Seven Democratic State Lawmakers - including Speaker Madigan - and nine Chicago Aldermen have been indicted or convicted since Pritzker took office. The SAFE-T Act’s champion in the Senate, Elgie Sims, is currently facing an FBI investigation.
Further, the SAFE-T Act is expected to lead to property tax hikes across the state as a result of unfunded mandates placed on law enforcement.
* Rich discussed this Forest Park Review editorial with subscribers today…
[Forest Park Fire Chief Phil Chiappetta] asked Ford why legislators acted so quickly and why there were not more discussions and negotiations with law enforcement before [the elimination of cash bail] was passed as part of the much broader state SAFE-T Act.
Here’s where Ford was most direct and most correct.

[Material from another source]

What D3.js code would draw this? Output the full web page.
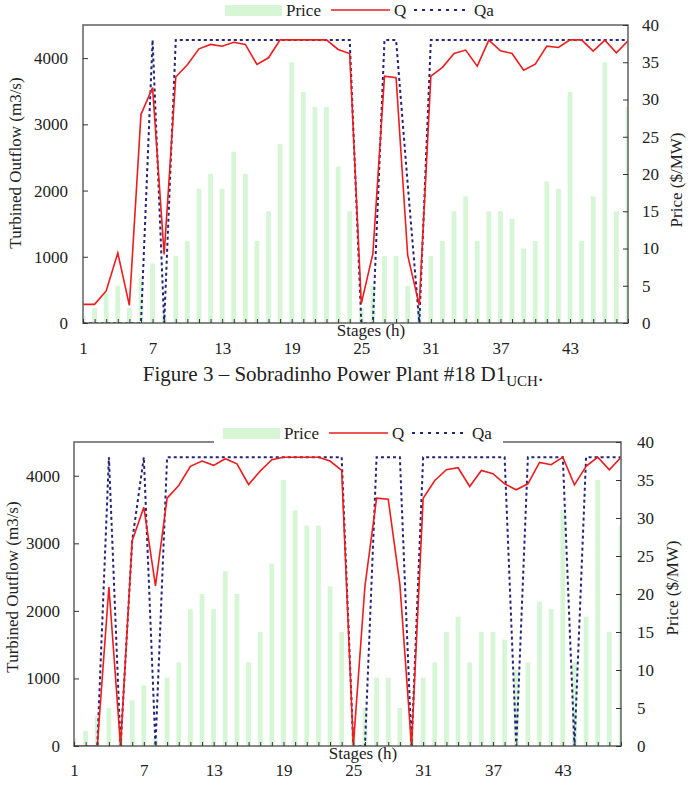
<!DOCTYPE html>
<html lang="en">
<head>
<meta charset="UTF-8">
<title>Sobradinho turbined outflow</title>
<script src="https://d3js.org/d3.v7.min.js"></script>
<style>
  body { margin: 0; background: #fff; }
  svg { display: block; }
  text { font-family: "Liberation Serif", "Times New Roman", serif; fill: #222; }
</style>
</head>
<body>
<svg id="chart" width="690" height="794"></svg>
<script>

const stages = [1,2,3,4,5,6,7,8,9,10,11,12,13,14,15,16,17,18,19,20,21,22,23,24,
                25,26,27,28,29,30,31,32,33,34,35,36,37,38,39,40,41,42,43,44,45,46,47,48];
const xTickLabels = [1, 7, 13, 19, 25, 31, 37, 43];
const flowTicks = [0, 1000, 2000, 3000, 4000];
const priceTicks = [0, 5, 10, 15, 20, 25, 30, 35, 40];

// price ($/MW), same for both figures
const price = [1,2,4,5,2,6,8,1,9,11,18,20,18,23,20,11,15,24,35,31,29,29,21,15,
               2,5,9,9,5,2,9,11,15,17,11,15,15,14,10,11,19,18,31,11,17,35,15,29];

// figure 3 (top)
const q1 = [282,282,484,1058,267,3150,3555,1035,3715,3900,4140,4207,4180,4240,4207,3904,
            4005,4275,4275,4275,4275,4275,4131,4070,292,1048,3728,3703,1023,267,3728,3860,
            4070,4121,3879,4272,4111,4070,3819,3909,4181,4161,4275,4275,4106,4272,4080,4262];
const qa1 = [0,0,0,0,0,0,4275,0,4275,4275,4275,4275,4275,4275,4275,4275,
             4275,4275,4275,4275,4275,4275,4275,4275,0,0,4275,4275,2100,0,4275,4275,
             4275,4275,4275,4275,4275,4275,4275,4275,4275,4275,4275,4275,4275,4275,4275,4275];

// bottom figure
const q2 = [0,0,0,2354,0,3038,3534,2369,3668,3856,4139,4218,4154,4253,4178,3871,
            4070,4238,4275,4275,4275,4275,4218,4079,0,2369,3668,3653,2394,0,3668,3930,
            4089,4119,3841,4079,4030,3881,3792,3881,4198,4164,4275,3866,4139,4275,4089,4275];
const qa2 = [0,0,0,4275,0,3038,4275,0,4275,4275,4275,4275,4275,4275,4275,4275,
             4275,4275,4275,4275,4275,4275,4275,4275,0,0,4275,4275,4275,0,4275,4275,
             4275,4275,4275,4275,4275,4275,0,4275,4275,4275,4275,0,4275,4275,4275,4275];

const svg = d3.select('#chart');

function drawPanel(cfg) {
  const g = svg.append('g');
  const x = d3.scalePoint().domain(stages).range([cfg.left, cfg.right]);
  const yL = d3.scaleLinear().domain([0, 4500]).range([cfg.bottom, cfg.top]);
  const yR = d3.scaleLinear().domain([0, 40]).range([cfg.bottom, cfg.top]);

  g.append('clipPath').attr('id', cfg.id + '-clip')
    .append('rect')
    .attr('x', cfg.left).attr('y', cfg.top)
    .attr('width', cfg.right - cfg.left).attr('height', cfg.bottom - cfg.top);

  const plot = g.append('g').attr('clip-path', `url(#${cfg.id}-clip)`);

  plot.selectAll('rect.bar')
    .data(stages)
    .join('rect')
    .attr('class', 'bar')
    .attr('x', d => x(d) - 2.4)
    .attr('width', 4.8)
    .attr('y', (d, i) => yR(price[i]))
    .attr('height', (d, i) => cfg.bottom - yR(price[i]))
    .attr('fill', '#d6f6d6');

  const line = series => d3.line()
    .x((d, i) => x(stages[i]))
    .y(d => yL(d))(series);

  plot.append('path')
    .attr('d', line(cfg.qa))
    .attr('fill', 'none')
    .attr('stroke', '#23237a')
    .attr('stroke-width', 2)
    .attr('stroke-dasharray', '3,3');

  plot.append('path')
    .attr('d', line(cfg.q))
    .attr('fill', 'none')
    .attr('stroke', '#ee1c1c')
    .attr('stroke-width', 1.6);

  // frame
  g.append('rect')
    .attr('x', cfg.left).attr('y', cfg.top)
    .attr('width', cfg.right - cfg.left).attr('height', cfg.bottom - cfg.top)
    .attr('fill', 'none').attr('stroke', '#6a6a6a').attr('stroke-width', 1.6);

  const fs = '17px';

  const ax = g.append('g').attr('transform', `translate(0,${cfg.bottom})`)
    .call(d3.axisBottom(x).tickValues(stages)
      .tickSizeInner(-4).tickSizeOuter(0).tickPadding(cfg.xPad)
      .tickFormat(d => xTickLabels.includes(d) ? d : ''));
  const al = g.append('g').attr('transform', `translate(${cfg.left},0)`)
    .call(d3.axisLeft(yL).tickValues(flowTicks).tickFormat(d3.format('d'))
      .tickSizeInner(-5).tickSizeOuter(0).tickPadding(cfg.lPad));
  const ar = g.append('g').attr('transform', `translate(${cfg.right},0)`)
    .call(d3.axisRight(yR).tickValues(priceTicks).tickFormat(d3.format('d'))
      .tickSizeInner(-5).tickSizeOuter(0).tickPadding(cfg.rPad));

  [ax, al, ar].forEach(a => {
    a.select('.domain').remove();
    a.selectAll('line').attr('stroke', '#333');
    a.selectAll('text').style('font-size', fs)
      .style('font-family', '"Liberation Serif", serif').attr('fill', '#222');
  });

  // axis titles
  g.append('text')
    .attr('transform', `translate(${cfg.yTitleX},${cfg.yTitleY}) rotate(-90)`)
    .attr('text-anchor', 'middle').style('font-size', fs)
    .text('Turbined Outflow (m3/s)');
  g.append('text')
    .attr('transform', `translate(${cfg.rTitleX},${cfg.rTitleY}) rotate(-90)`)
    .attr('text-anchor', 'middle').style('font-size', fs)
    .text('Price ($/MW)');
  g.append('text')
    .attr('x', cfg.xTitleX).attr('y', cfg.xTitleY)
    .attr('text-anchor', 'middle').style('font-size', fs)
    .text('Stages (h)');

  // legend
  const lg = g.append('g').attr('transform', `translate(${cfg.legX},${cfg.legY})`);
  if (cfg.legBg) {
    lg.append('rect').attr('x', -9).attr('y', -10).attr('width', 289).attr('height', 20)
      .attr('fill', '#fff');
  }
  lg.append('rect').attr('x', 0).attr('y', -5).attr('width', 57).attr('height', 11)
    .attr('fill', '#d6f6d6');
  lg.append('text').attr('x', 61).attr('y', 6).style('font-size', fs).text('Price');
  lg.append('line').attr('x1', 106).attr('x2', 165).attr('y1', 0).attr('y2', 0)
    .attr('stroke', '#ee1c1c').attr('stroke-width', 1.6);
  lg.append('text').attr('x', 169).attr('y', 6).style('font-size', fs).text('Q');
  lg.append('line').attr('x1', 189).attr('x2', 245).attr('y1', 0).attr('y2', 0)
    .attr('stroke', '#23237a').attr('stroke-width', 2).attr('stroke-dasharray', '3,5');
  lg.append('text').attr('x', 249).attr('y', 6).style('font-size', fs).text('Qa');
}

drawPanel({
  id: 'p1', left: 83, right: 628, top: 25, bottom: 323, q: q1, qa: qa1,
  xPad: 19, lPad: 15, rPad: 14,
  yTitleX: 21, yTitleY: 163, rTitleX: 682, rTitleY: 180,
  xTitleX: 371, xTitleY: 336, legX: 225, legY: 10, legBg: false
});

drawPanel({
  id: 'p2', left: 74, right: 621, top: 442, bottom: 746, q: q2, qa: qa2,
  xPad: 18, lPad: 14, rPad: 16,
  yTitleX: 18, yTitleY: 587, rTitleX: 678, rTitleY: 588,
  xTitleX: 363, xTitleY: 759, legX: 223, legY: 433, legBg: true
});

// caption between the figures
const cap = svg.append('text')
  .attr('x', 343).attr('y', 381)
  .attr('text-anchor', 'middle')
  .style('font-size', '21px');
cap.append('tspan').text('Figure 3 \u2013 Sobradinho Power Plant #18 D1');
cap.append('tspan').attr('dy', 5).style('font-size', '15px').text('UCH');
cap.append('tspan').attr('dy', -5).text('.');

</script>
</body>
</html>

Cash bail has been a linchpin of systemic racism in our criminal justice system forever. It plainly punishes people who are Black and Brown and poor. It plainly favors white people of means with the ability to hire solid lawyers and raise bail readily. […]
Ford’s explanation for why the Democrats in the legislature and Gov. J.B. Pritzker pushed it through is entirely accurate and illustrative of why criminal justice must be thoroughly reformed.
“If we didn’t pass something, we wouldn’t have gotten anything from law enforcement. We wouldn’t have gotten a serious conversation,” Ford told local leaders.
Now with cash bail as we have known it disappearing in 90 days, prosecutors and police are eager to talk. We hope they further fine-tune this law and bend it toward justice and safety.